Adrian Murray, Groupe McLeod, 3 juin 2020
La pandémie COVID-19 va-t-elle polariser davantage le Nord et le Sud ? Ou au contraire, favoriser une reprise de la solidarité mondiale ? Malgré les récentes fréquentes déclarations publiques du premier ministre Trudeau, on constate que, malheureusement, nous ne sommes pas tous dans le même bateau.
Au début d’avril, la ministre du développement international, Karina Gould, affirmait que « le virus COVID-19 ne connaît pas de frontières. C’est un signal d’alarme pour que le monde soit solidaire et travaille ensemble. S’il y a un temps pour les pays et les gouvernements de s’entraider et d’investir dans la santé à l’échelle mondiale, c’est bien maintenant ». Dans les faits cependant, le Canada n’a cependant pas augmenté son budget d’aide ni modifié la trajectoire de politique de développement international pour répondre adéquatement à la pandémie. Les déclarations sont une chose. Les engagements concrets sont autre chose. Si le Canada veut être conséquent et respecter ses engagements, il doit prendre des mesures immédiates et importantes pour soutenir les plus vulnérables du monde et faire la transition vers un monde post-pandémique plus équitable et durable.
Une contribution canadienne diminuée
Affaires mondiales Canada (AMC) a fait plusieurs annonces en réponse à COVID-19. Le plus notable est l’ engagement du ministre Gould pour une somme de 159,5 millions de dollars, dont 84,5 millions pour appuyer le programme de l’Organisation mondiale de la santé (OMS) et d’autres agences des Nations Unies. D’autres annonces d’AMC ont promis 600 millions de dollars de fonds supplémentaires pour l’Alliance pour les vaccins, l’éradication de la poliomyélite, ainsi que d’autres des contributions aux appels humanitaires. Par ailleurs, le Canada a endossé la proposition du G20 pour suspendre temporairement le remboursement de la dette des pays les plus pauvres du monde. Les 159,5 millions de dollars promis par le Canada pour réagir directement à COVID-19 dans le monde représentent toutefois une infime proportion, soit 1,1% des engagements du gouvernement face à la crise (146 milliards de dollars jusqu’à présent). De plus, ces engagements n’ajoutent aucun argent frais au budget du développement international, car ils seront pris à même les fonds déjà alloués à AMC. Les engagements du Canada sont par ailleurs bien en-deçà de plusieurs pays (la Norvège par exemple).

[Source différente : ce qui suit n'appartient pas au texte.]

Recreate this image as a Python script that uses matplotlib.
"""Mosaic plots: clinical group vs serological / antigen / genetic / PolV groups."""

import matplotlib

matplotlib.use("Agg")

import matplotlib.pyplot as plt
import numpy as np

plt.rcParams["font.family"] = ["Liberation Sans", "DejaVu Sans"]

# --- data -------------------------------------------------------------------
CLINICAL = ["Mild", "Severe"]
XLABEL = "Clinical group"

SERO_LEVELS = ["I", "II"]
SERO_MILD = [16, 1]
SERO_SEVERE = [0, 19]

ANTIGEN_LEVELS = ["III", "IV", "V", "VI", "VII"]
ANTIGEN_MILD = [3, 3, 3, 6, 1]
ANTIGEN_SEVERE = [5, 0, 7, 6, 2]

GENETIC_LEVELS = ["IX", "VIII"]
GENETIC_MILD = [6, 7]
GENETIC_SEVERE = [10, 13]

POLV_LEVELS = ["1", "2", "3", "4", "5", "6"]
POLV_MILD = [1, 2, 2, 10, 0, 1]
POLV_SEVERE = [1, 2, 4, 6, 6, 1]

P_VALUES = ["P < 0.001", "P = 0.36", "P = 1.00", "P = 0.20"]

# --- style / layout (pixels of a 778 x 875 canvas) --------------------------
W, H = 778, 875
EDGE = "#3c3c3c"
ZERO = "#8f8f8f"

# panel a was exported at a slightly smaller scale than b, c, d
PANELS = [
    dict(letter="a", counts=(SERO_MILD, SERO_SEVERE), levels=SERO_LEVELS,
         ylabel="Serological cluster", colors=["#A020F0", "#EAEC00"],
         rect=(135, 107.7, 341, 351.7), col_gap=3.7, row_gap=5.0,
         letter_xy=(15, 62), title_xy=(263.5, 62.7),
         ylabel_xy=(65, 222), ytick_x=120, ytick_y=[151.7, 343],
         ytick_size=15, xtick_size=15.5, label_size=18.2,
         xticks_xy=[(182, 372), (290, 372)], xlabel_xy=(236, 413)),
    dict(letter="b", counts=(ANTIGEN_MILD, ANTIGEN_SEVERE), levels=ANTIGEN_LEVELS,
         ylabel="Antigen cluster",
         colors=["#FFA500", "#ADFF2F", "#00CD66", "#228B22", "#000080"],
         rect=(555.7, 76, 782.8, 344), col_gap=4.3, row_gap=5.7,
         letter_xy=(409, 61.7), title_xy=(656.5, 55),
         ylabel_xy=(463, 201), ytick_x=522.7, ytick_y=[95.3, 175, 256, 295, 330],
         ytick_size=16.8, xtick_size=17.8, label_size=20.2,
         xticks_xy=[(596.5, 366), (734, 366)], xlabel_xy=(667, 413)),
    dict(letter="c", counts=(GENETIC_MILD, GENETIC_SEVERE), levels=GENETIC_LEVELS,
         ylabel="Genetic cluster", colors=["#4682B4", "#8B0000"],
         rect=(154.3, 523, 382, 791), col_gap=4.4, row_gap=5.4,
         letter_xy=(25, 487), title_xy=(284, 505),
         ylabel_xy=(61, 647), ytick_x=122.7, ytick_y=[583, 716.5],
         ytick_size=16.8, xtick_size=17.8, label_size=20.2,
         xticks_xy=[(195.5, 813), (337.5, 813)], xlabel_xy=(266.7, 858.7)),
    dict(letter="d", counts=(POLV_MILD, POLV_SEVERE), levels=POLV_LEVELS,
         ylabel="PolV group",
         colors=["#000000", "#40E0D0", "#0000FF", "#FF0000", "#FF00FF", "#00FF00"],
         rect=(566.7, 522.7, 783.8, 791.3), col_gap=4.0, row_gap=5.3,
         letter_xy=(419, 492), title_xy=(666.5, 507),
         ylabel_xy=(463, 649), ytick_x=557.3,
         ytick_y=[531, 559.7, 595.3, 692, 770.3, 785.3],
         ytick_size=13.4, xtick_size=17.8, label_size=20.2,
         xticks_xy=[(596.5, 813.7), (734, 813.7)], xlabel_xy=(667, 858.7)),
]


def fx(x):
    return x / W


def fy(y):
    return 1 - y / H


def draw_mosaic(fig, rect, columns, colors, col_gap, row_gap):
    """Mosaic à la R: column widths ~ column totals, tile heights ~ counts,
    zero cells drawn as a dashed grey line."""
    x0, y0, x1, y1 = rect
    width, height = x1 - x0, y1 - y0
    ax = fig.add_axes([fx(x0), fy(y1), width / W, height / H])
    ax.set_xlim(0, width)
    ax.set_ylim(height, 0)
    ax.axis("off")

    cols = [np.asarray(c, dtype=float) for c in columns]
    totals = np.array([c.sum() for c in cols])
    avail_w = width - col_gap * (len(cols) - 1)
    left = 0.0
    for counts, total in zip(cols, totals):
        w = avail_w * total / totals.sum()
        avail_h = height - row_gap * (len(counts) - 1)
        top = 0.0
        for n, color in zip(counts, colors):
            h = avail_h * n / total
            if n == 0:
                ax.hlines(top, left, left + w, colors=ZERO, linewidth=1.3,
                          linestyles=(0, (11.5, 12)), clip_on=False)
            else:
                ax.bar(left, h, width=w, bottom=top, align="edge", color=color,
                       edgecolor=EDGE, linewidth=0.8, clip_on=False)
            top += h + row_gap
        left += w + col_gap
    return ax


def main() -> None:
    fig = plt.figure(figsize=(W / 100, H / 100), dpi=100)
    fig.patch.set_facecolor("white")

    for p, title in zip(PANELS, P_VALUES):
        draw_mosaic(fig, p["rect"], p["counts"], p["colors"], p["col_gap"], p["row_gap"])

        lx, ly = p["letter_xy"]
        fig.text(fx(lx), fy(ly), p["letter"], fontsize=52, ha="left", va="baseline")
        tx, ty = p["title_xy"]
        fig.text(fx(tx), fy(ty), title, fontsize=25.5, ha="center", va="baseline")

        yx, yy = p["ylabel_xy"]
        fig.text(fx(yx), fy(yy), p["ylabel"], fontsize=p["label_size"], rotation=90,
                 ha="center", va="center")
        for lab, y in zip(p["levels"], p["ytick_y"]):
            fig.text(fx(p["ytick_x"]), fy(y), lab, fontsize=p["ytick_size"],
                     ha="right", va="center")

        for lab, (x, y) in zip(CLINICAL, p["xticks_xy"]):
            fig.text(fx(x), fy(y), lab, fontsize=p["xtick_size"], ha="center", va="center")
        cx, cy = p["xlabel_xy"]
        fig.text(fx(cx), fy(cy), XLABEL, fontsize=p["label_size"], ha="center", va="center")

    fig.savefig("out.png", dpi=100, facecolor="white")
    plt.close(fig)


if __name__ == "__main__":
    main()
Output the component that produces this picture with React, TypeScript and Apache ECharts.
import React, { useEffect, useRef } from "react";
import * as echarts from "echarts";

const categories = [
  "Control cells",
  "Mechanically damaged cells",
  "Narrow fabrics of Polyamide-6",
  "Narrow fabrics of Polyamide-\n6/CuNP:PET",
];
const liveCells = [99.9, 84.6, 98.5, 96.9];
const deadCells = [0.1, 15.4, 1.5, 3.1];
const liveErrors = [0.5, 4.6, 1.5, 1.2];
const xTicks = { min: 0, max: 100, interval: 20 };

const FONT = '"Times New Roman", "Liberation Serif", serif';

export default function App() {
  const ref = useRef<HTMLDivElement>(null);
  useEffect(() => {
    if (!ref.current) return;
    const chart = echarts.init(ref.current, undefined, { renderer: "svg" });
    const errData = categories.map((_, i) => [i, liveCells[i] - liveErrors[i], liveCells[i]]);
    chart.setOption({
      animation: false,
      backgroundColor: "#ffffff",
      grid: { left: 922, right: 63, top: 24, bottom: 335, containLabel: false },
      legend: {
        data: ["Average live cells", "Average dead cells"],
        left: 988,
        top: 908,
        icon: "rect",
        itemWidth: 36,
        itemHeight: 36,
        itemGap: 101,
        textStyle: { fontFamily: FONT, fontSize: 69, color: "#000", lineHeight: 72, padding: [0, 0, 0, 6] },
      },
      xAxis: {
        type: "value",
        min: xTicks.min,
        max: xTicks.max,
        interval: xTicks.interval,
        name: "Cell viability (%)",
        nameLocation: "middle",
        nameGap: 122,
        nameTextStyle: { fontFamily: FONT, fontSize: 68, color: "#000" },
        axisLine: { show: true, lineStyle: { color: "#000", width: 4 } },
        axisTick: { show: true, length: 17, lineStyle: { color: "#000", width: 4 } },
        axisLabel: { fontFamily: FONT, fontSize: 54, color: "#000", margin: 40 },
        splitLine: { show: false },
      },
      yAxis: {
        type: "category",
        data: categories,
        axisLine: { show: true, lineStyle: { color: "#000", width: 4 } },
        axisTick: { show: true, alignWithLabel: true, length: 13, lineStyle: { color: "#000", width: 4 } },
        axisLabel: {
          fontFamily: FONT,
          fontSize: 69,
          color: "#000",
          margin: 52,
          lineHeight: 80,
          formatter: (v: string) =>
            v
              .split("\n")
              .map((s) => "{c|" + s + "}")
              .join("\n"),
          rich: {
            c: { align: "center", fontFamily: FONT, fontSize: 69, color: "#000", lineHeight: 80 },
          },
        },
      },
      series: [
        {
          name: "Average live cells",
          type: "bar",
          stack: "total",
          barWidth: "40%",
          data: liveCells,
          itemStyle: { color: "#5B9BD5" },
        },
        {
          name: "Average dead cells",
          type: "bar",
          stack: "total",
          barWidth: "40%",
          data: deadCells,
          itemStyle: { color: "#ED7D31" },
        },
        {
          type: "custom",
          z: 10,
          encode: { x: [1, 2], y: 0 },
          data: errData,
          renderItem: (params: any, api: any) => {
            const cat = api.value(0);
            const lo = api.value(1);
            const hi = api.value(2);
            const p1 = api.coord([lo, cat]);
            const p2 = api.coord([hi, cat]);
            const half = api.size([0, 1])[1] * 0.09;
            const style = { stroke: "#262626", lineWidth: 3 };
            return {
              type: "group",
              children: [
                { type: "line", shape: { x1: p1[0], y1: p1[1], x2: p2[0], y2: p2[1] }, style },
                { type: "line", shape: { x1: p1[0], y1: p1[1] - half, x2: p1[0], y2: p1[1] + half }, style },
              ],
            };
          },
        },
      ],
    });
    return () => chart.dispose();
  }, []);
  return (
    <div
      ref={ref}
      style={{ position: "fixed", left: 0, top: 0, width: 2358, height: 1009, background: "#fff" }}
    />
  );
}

La privatisation de l’aide canadienne
Alors que le niveau d’aide du Canada stagne, le gouvernement privilégie de plus en plus les partenariats avec le secteur privé, réaffectant souvent les fonds d’aide à des initiatives douteuses. Or cette approche en faveur de la privatisation, partagée par plusieurs donateurs et prêteurs internationaux, sape les moyens de subsistance et entrave la mise en place d’un système public de soins de santé, d’eau et d’assainissement et d’autres services essentiels. Aujourd’hui, selon Oxfam, du fait de la pandémie, dans un contexte de services publics inadéquats, de chômage généralisé, de travail précaire et de dette montante des ménages, un demi-milliard de personnes risquent de tomber dans la pauvreté dans les pays en développement.
Que faire ?
Des pays partout dans le monde ont mis en œuvre des plans massifs pour lutter contre la pandémie, notamment des investissements publics dans la santé et les services connexes et des transferts monétaires aux résidents, le tout soutenu par des mesures fiscales et monétaires longtemps considérées comme impossibles ou inacceptables. Même des pays dotés de ressources relativement modestes comme le Vietnam, Cuba et l’État indien du Kerala ont réussi à limiter la propagation du virus, à mettre en place des réponses de santé publique rapides et efficaces, tout en apportant une solidarité matérielle au-delà de leurs frontières. Jusqu’à date, la réponse mondiale du Canada manque la cible. Pourtant à court terme, plusieurs mesures seraient pensables :
- Décréter l’annulation de la dette, pas simplement un moratoire sur les paiements, tenant compte que 41 pays dépensent actuellement davantage pour le service de leur dette que pour les soins de santé.
- Mettre en place une nouvelle architecture financière pour éliminer la fuite des capitaux et lutter contre l’évasion fiscale, augmenter la mobilisation des ressources des pays du Sud.
- Orienter de nouveaux investissements d’aide vers un développement durable donnant la priorité à la santé humaine et écologique des personnes et des communautés par rapport au profit, c’est-à-dire en soutenant la fourniture universelle de services publics essentiels.